Over 200 million years ago, all earth’s continents were part of a single supercontinent called ‘Pangea’. A fact, proven by Maria Tharp a geologist, and Oceanographic cartographer. Her discoveries and accurate seafloor mapping had paved the groundwork for us in understanding earth's geological past and in navigating through our ever-changing environment.
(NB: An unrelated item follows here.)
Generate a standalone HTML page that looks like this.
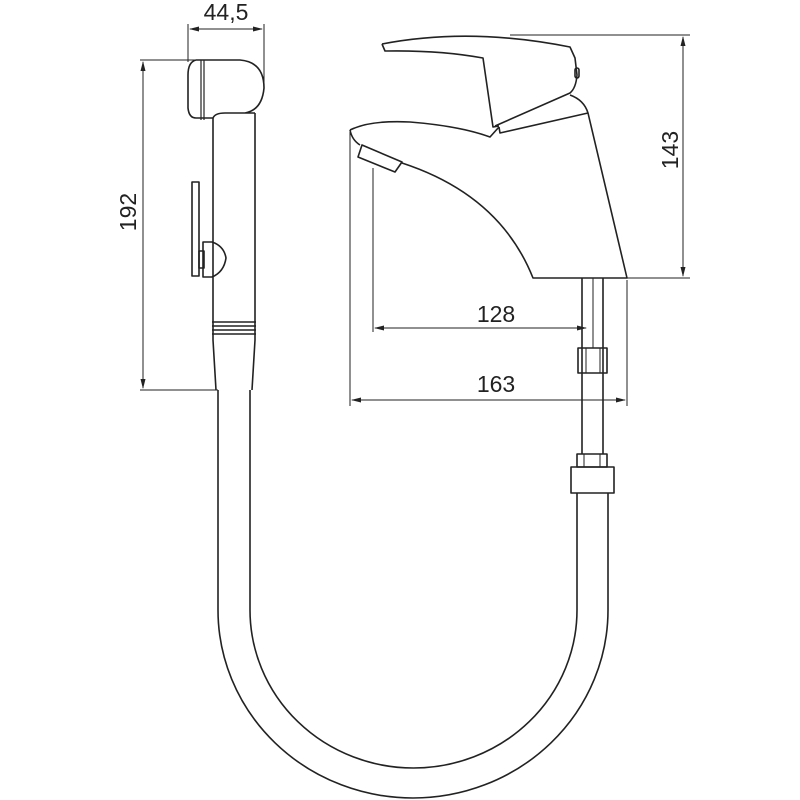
<!DOCTYPE html>
<html><head><meta charset="utf-8"><style>html,body{margin:0;padding:0;background:#fff}svg{display:block}</style></head>
<body>
<svg width="800" height="800" viewBox="0 0 800 800" xmlns="http://www.w3.org/2000/svg">
<defs><marker id="a" markerWidth="10" markerHeight="6" refX="9" refY="3" orient="auto-start-reverse" markerUnits="userSpaceOnUse"><path d="M0,0.5 L10,3 L0,5.5z" fill="#222"/></marker></defs>
<g fill="none" stroke="#222" stroke-width="1.6" stroke-linejoin="round">
<!-- handshower dims -->
<g stroke-width="1">
<line x1="188" y1="24" x2="188" y2="62"/><line x1="264" y1="24" x2="264" y2="84"/>
<line x1="190" y1="29" x2="262" y2="29" marker-start="url(#a)" marker-end="url(#a)"/>
<line x1="140" y1="60" x2="205" y2="60"/><line x1="140" y1="390" x2="218" y2="390"/>
<line x1="143" y1="62" x2="143" y2="388" marker-start="url(#a)" marker-end="url(#a)"/>
</g>
<!-- head -->
<path d="M196,60 L240,60 Q264,62 264,88 Q262,110 245,113 L255,113 M196,60 Q188,62 188,75 L188,108 Q189,118 196,118 L213,118 Q215,113 225,113 L245,113"/>
<line x1="201" y1="60" x2="201" y2="120" stroke-width="1.2"/><line x1="204" y1="60" x2="204" y2="120" stroke-width="1.2"/>
<!-- handle -->
<path d="M213,118 L213,340 L216,390 M255,113 L255,340 L252,390"/>
<line x1="212" y1="322" x2="256" y2="322"/><line x1="212" y1="326" x2="256" y2="326"/>
<line x1="212" y1="330" x2="256" y2="330"/><line x1="212" y1="334" x2="256" y2="334"/>
<!-- trigger -->
<rect x="192" y="182" width="7" height="94"/>
<path d="M203,242 L212,242 Q224,246 226,258 Q224,272 212,277 L203,277 Z"/>
<rect x="199" y="251" width="5" height="17"/>
<!-- hose -->
<path d="M218,390 L218,610 A195,188 0 0 0 608,610 L608,493"/>
<path d="M250,390 L250,610 A163.5,158 0 0 0 577,610 L577,493"/>
<!-- faucet lever -->
<path d="M382,44 Q470,27 570,47 L575,58 L577,75 Q576,88 570,93 L495,126"/>
<path d="M382,44 L385,51 Q440,50 483,58 L493,127 L499,126"/>
<rect x="575" y="68" width="4" height="10" rx="2"/>
<!-- body -->
<path d="M570,95 Q584,100 588,113 L627,278 L533,278 Q500,195 402,163"/>
<path d="M499,127 L500,133 L588,113"/>
<path d="M350,130 Q370,120 410,122 Q460,126 490,137 L499,127"/>
<path d="M350,130 Q352,140 360,145"/>
<path d="M362,145 L358,157 L395,172 L402,162 Z"/>
<!-- pipe -->
<line x1="582" y1="278" x2="582" y2="454"/><line x1="603" y1="278" x2="603" y2="454"/>
<line x1="593" y1="278" x2="593" y2="348" stroke-width="1"/>
<rect x="578" y="348" width="29" height="25"/>
<line x1="586" y1="348" x2="586" y2="373" stroke-width="1"/><line x1="600" y1="348" x2="600" y2="373" stroke-width="1"/>
<rect x="577" y="454" width="30" height="13"/>
<line x1="584" y1="454" x2="584" y2="467" stroke-width="1"/><line x1="600" y1="454" x2="600" y2="467" stroke-width="1"/>
<rect x="571" y="467" width="43" height="26"/>
<!-- faucet dims -->
<g stroke-width="1">
<line x1="510" y1="35" x2="690" y2="35"/><line x1="627" y1="278" x2="690" y2="278"/>
<line x1="683" y1="37" x2="683" y2="276" marker-start="url(#a)" marker-end="url(#a)"/>
<line x1="350" y1="132" x2="350" y2="406"/><line x1="373" y1="168" x2="373" y2="332"/>
<line x1="627" y1="280" x2="627" y2="406"/>
<line x1="375" y1="328" x2="586" y2="328" marker-start="url(#a)" marker-end="url(#a)"/>
<line x1="352" y1="400" x2="625" y2="400" marker-start="url(#a)" marker-end="url(#a)"/>
</g>
</g>
<g font-family="Liberation Sans, sans-serif" font-size="23" fill="#222">
<text x="226" y="20" text-anchor="middle">44,5</text>
<text x="0" y="0" text-anchor="middle" transform="translate(136,212) rotate(-90)">192</text>
<text x="0" y="0" text-anchor="middle" transform="translate(678,150) rotate(-90)">143</text>
<text x="496" y="322" text-anchor="middle">128</text>
<text x="496" y="392" text-anchor="middle">163</text>
</g>
</svg>
</body></html>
For centuries, the mysterious seafloor was thought to be flat and featureless. The first mapping technique involved lowering lead lining made of long wire and cannonball into the sea. The length was measured when the weight hits the bottom. Despite measurements made by many expeditions during the late 19th century, the vast sea remained a mystery. It became possible with SONAR technology developed by the British during WWI. The U.S Navy when on in advancing the technology, believing a map of the underwater terrain would give their submarines an upper hand on future battles.
So with the SONAR data collected on Navy Vessels, Marie Tharp was set off to work. By meticulously converting graphs and numbers, she was able to accurately map out her findings onto large canvases. In 1953, Tharp discovered the Atlantic ridge, an important piece of evidence that proved Alfred Wegener's concept of continental drift - that all earth’s continents were once a single supercontinent called 'Pangaea'. However, many dismissed her finding as impossible. Her theory was ultimately supported by Jacques Cousteau’s exploration of the very location.
In 1956, Tharp went on to discover the 'Mid-Ocean Ranges', known as ‘the backbone of earth’. The long chain of mountains was made of oceanic crust from volcanic eruptions. These eruptions were caused by two oceanic plates moving apart and interacting. Proving 'tectonic plates theory' whereby continents are still moving since they are resting on top of tectonic plates.
From aiding in warfare to laying the foundation for ocean exploration, Tharp's work helps us make sense of the world we live in. Today, where climate change takes center stage, seafloor mapping data becomes a vital tool. It forecasts coastal flooding, earthquakes, and tsunamis. As well as monitoring the ocean currents passageways that regulate the global climate.